As this year winds down it’s time again to look at the people and companies who stood out. Insomniac, producer of such music festivals as Electric Daisy Carnival, Hard Summer, Beyond Wonderland and Hard Ship! Wrecked kept true to course.
Their festivals are deep dives into the Electronic Dance Music world, bringing together thousands of devotees of the DJ life into one place where the music plays continuously, and there is almost never a break in the sound.
Insomniac has slowly built its presence since its founding by Pasquale Rotella in 1993. Currently, they have more than four million consumers attending festivals from one hundred and sixty three countries. That’s an amazing reach across cultures and a solid base of fans who will likely continue to purchase tickets.

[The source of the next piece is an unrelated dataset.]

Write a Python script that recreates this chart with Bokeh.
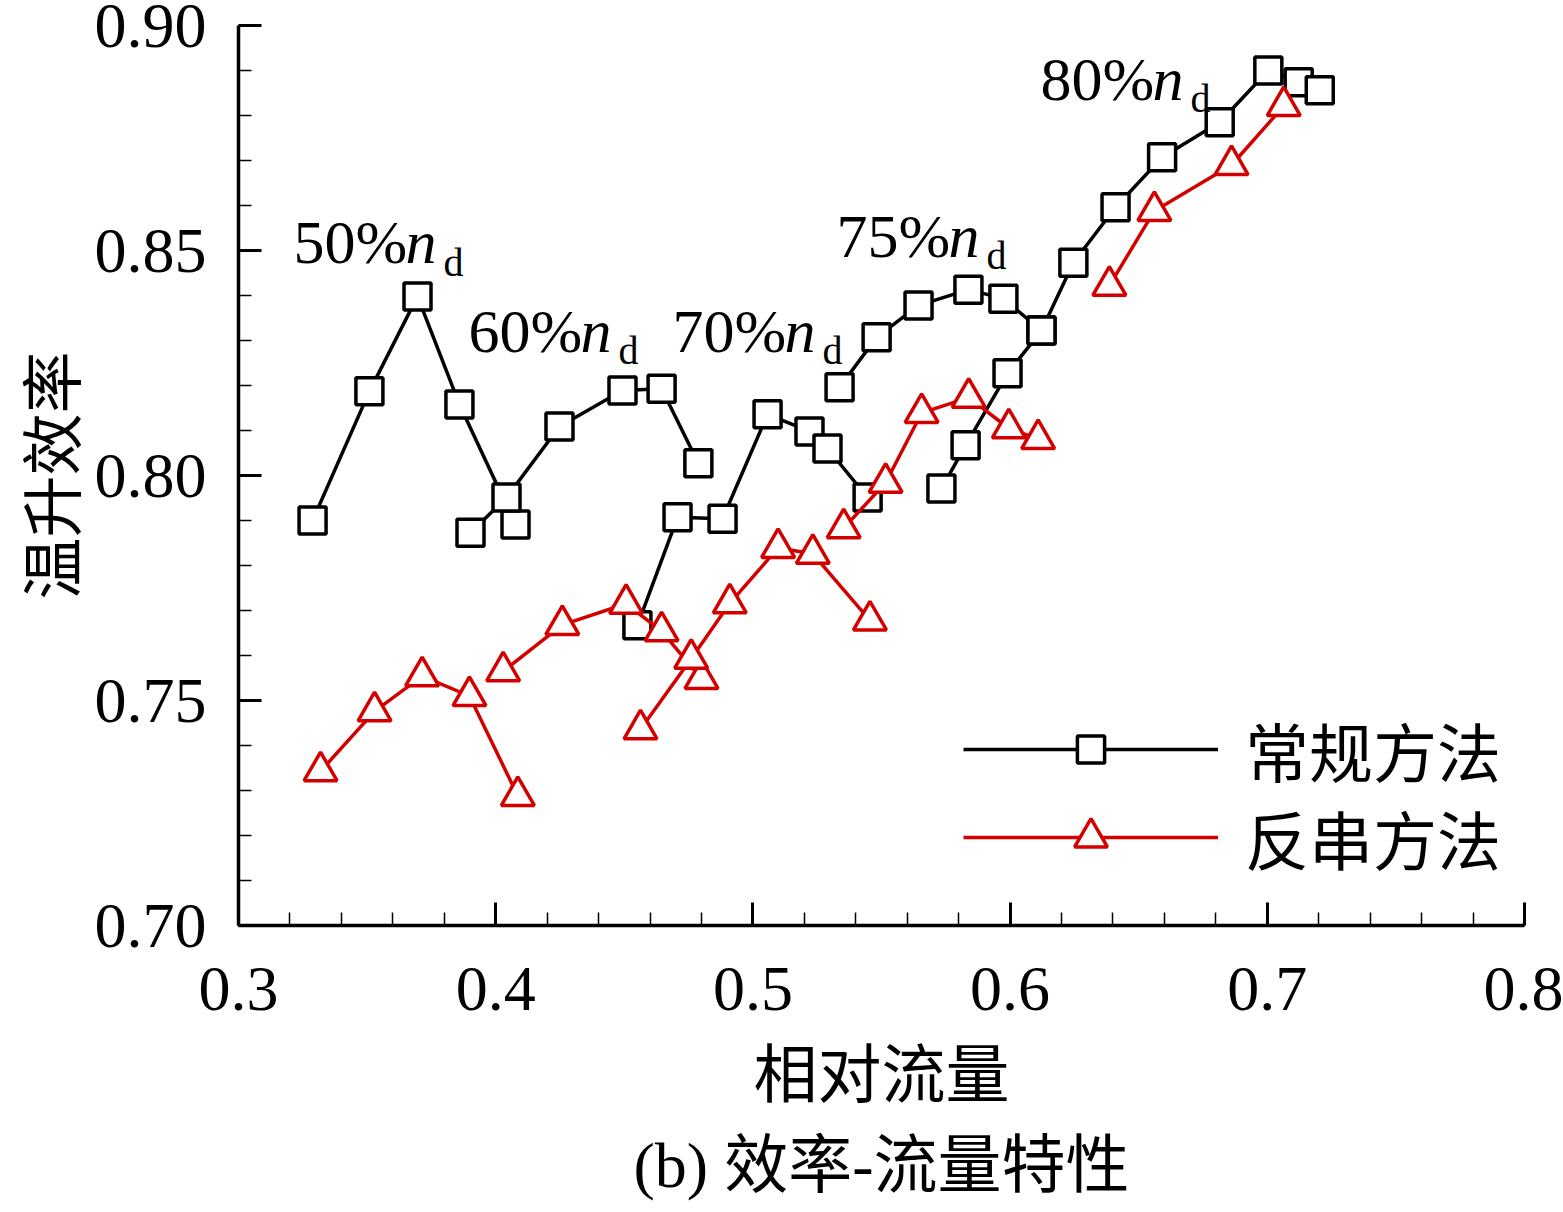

This year showed the continuing migration from bands with instruments to DJs with thumb drives and Pioneer mixing boards as the future of a large subset of festival attendance. To attend a four-day festival such as Hard Summer! Wrecked in Riviera Maya Mexico was like taking a trip to adult summer camp.
Hard Summer was a complete takeover of the Hard Rock Hotel. This is an all-inclusive event. When you purchase the room it includes the festival admission on the grounds of the property plus unlimited food and drinks across all the facilities on site.
Like everything in which Insomniac’s Meg Deschenes has a hand, there is an aesthetic element in play as well. The branding is consistent, there are themed food nights, and the grounds are celebratory with lighting, signage and coordinated colors all to enhance the atmosphere.
A music festival set on the beach with a complete hotel buyout has a distinctly different feel than a drive to festival. Everyone is together for the duration. Rather than just arriving, dancing, and leaving for the night, you see the same people pass by as they go to the water, to lunch or later as the sun sets, and the music starts back up at full force. As such, there’s more of a communal element to it all.
Similarly, the DJs tend to use this time as a mini vacation. They too hang out together, with surprise pop up collaborations or simply talking music on the beach. Unlike the standard festivals where the headliners only play at night, here the most well known still take an afternoon turn on the beach stage.
Because the festival is entirely contained within the hotel property, there is a lot of room at maneuver. This gives a luxurious feeling to the event. You can be as close to the stage as you wish, unlike the distance away which is normal in bigger attended events.
Of course, Insomniac also produces Electric Daisy Carnival, which might have as many as 400,000 in attendance, so they certainly know how to handle full scale crowds. But it is the intimacy of the Hard Ship! Wrecked crowd which is an unexpected joy. There, the performers alternate between taking the stage and becoming part of the audience. Over the four days of the festival, it turns out that it’s also DJ bonding time. They’re around and about in the restaurants, bars, at the pool and on the beach. By removing the hard barrier between performers and audience which exists at almost every performance event, the divide between performers and fans slowly abates. That brings cohesion to the crowds who then attend the evening performances more as being among friends than fans behind a barrier.
Those who attend music festivals tend to break into two groups: those willing to attend events within their driving radius, and those who see events as the draw to take them out of their comfort zone and someplace new. Traveling to the tip of Baja California, or any of the other distant events which Insomniac produces adds both expense and adventure to the trip. Sometimes the adventure is enhanced because you are somewhere new or foreign. Out of your comfort zone allows for trying different ways to experience the space and the event. There are a lot of arguments in favor of going to a tropical beach location as a retreat a couple of weeks before Christmas. It’s warm, it’s all encompassing and because you are someplace new there is more to experience than just the music. If we could just get a DJ set to include Feliz Navidad, that might be the perfect coda to top off the year in EDM.